Extracted records.
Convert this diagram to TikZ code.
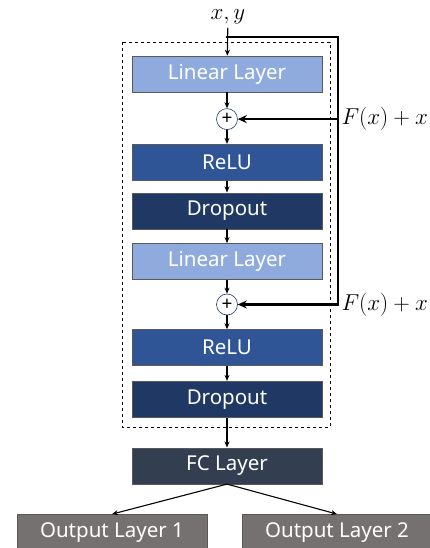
...
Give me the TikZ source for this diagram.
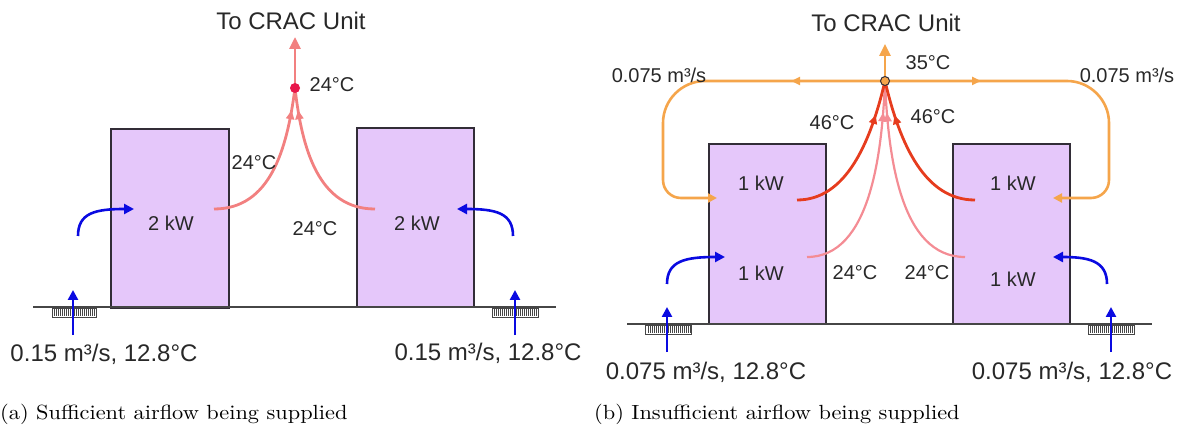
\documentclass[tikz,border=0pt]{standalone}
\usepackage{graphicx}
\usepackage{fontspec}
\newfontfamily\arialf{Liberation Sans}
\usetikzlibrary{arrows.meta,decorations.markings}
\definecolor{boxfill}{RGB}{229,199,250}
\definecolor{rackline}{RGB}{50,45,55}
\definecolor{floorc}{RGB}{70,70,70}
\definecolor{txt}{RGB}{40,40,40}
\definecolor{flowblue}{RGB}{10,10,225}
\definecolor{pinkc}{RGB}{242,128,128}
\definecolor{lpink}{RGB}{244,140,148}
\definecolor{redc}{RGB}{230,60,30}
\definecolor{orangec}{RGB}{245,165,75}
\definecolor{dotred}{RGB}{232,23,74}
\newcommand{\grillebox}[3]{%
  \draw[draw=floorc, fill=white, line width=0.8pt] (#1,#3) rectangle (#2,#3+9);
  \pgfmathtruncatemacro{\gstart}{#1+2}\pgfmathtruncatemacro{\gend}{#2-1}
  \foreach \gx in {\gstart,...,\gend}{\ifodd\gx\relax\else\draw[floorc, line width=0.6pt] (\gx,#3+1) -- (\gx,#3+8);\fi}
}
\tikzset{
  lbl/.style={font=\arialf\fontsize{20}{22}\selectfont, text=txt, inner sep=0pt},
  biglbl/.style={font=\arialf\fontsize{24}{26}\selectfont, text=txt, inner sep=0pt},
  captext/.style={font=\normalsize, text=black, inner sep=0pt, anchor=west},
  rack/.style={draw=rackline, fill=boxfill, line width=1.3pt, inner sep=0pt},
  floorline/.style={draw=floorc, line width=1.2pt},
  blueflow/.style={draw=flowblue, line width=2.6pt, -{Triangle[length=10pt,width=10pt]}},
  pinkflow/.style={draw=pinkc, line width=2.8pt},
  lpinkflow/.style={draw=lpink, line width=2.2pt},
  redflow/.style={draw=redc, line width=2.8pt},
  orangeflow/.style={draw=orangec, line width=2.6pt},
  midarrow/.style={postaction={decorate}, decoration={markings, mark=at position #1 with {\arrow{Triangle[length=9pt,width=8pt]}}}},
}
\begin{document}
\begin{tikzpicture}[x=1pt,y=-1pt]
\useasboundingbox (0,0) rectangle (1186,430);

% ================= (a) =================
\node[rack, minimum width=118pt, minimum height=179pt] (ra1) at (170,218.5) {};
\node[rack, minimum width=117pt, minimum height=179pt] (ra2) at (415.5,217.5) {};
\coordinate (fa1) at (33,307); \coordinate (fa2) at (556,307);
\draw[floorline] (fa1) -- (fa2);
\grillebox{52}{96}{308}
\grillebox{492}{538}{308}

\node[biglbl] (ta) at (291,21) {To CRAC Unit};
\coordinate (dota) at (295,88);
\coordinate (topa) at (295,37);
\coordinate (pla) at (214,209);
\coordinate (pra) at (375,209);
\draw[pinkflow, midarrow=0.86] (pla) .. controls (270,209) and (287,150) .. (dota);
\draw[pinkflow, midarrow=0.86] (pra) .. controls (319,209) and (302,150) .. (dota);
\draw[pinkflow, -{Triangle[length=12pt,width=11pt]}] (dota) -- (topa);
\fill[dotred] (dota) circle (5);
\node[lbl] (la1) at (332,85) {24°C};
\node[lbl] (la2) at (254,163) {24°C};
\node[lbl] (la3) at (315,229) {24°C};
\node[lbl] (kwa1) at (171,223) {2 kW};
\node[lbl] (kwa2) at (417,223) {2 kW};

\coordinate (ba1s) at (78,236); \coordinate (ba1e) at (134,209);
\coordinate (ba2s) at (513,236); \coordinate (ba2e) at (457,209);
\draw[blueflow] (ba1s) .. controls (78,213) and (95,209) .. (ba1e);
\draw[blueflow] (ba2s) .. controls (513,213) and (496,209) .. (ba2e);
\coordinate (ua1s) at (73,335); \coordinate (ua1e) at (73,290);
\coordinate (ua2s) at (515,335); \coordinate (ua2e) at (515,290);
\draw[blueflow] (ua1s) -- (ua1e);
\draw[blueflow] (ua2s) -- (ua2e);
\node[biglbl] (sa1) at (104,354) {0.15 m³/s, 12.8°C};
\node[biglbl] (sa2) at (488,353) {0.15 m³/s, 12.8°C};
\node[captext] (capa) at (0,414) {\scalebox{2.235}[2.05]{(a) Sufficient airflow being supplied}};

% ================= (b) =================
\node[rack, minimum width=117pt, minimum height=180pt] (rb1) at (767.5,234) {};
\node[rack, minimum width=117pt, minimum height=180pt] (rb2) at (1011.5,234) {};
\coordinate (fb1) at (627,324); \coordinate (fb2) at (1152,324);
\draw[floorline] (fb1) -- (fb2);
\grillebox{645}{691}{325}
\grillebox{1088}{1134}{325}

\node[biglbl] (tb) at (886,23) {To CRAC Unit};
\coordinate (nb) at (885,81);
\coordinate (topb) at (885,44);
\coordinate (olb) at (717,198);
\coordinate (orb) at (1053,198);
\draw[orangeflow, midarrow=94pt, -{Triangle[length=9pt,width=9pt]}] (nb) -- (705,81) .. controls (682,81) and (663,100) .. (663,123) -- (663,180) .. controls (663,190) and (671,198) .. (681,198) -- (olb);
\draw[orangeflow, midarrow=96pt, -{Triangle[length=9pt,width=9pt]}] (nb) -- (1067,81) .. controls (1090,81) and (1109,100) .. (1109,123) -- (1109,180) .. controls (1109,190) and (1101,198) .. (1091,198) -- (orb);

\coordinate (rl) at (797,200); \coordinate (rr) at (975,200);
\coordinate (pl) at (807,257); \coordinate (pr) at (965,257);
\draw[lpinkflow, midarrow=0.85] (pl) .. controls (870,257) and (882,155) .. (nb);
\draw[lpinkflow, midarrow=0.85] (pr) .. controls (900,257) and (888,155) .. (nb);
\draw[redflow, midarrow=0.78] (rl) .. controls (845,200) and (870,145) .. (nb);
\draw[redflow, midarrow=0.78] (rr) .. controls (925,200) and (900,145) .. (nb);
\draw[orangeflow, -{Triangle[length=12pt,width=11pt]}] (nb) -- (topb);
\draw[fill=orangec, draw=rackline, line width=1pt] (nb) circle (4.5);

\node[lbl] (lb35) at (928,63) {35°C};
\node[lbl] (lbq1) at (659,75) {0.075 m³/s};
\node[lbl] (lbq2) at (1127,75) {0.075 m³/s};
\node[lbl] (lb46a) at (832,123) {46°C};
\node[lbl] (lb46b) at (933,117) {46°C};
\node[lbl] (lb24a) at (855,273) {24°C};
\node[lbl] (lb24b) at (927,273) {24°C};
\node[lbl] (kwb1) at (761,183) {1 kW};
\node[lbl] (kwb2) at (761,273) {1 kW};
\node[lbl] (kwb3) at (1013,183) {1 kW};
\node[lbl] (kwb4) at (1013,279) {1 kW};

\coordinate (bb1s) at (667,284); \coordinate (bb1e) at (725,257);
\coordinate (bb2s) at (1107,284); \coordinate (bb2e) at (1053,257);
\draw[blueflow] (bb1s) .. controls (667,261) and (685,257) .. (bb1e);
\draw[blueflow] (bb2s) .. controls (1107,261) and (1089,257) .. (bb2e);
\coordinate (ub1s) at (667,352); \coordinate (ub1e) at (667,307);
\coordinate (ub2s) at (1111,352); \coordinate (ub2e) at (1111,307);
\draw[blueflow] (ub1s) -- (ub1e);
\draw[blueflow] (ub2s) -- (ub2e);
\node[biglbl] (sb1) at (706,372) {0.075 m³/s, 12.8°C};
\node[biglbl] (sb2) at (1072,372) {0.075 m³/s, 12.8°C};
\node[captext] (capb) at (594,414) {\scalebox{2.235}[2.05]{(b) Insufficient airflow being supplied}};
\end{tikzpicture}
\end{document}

What is expected. Count all lines of the data that include "this". The answer is the number alone.

Complete output. 2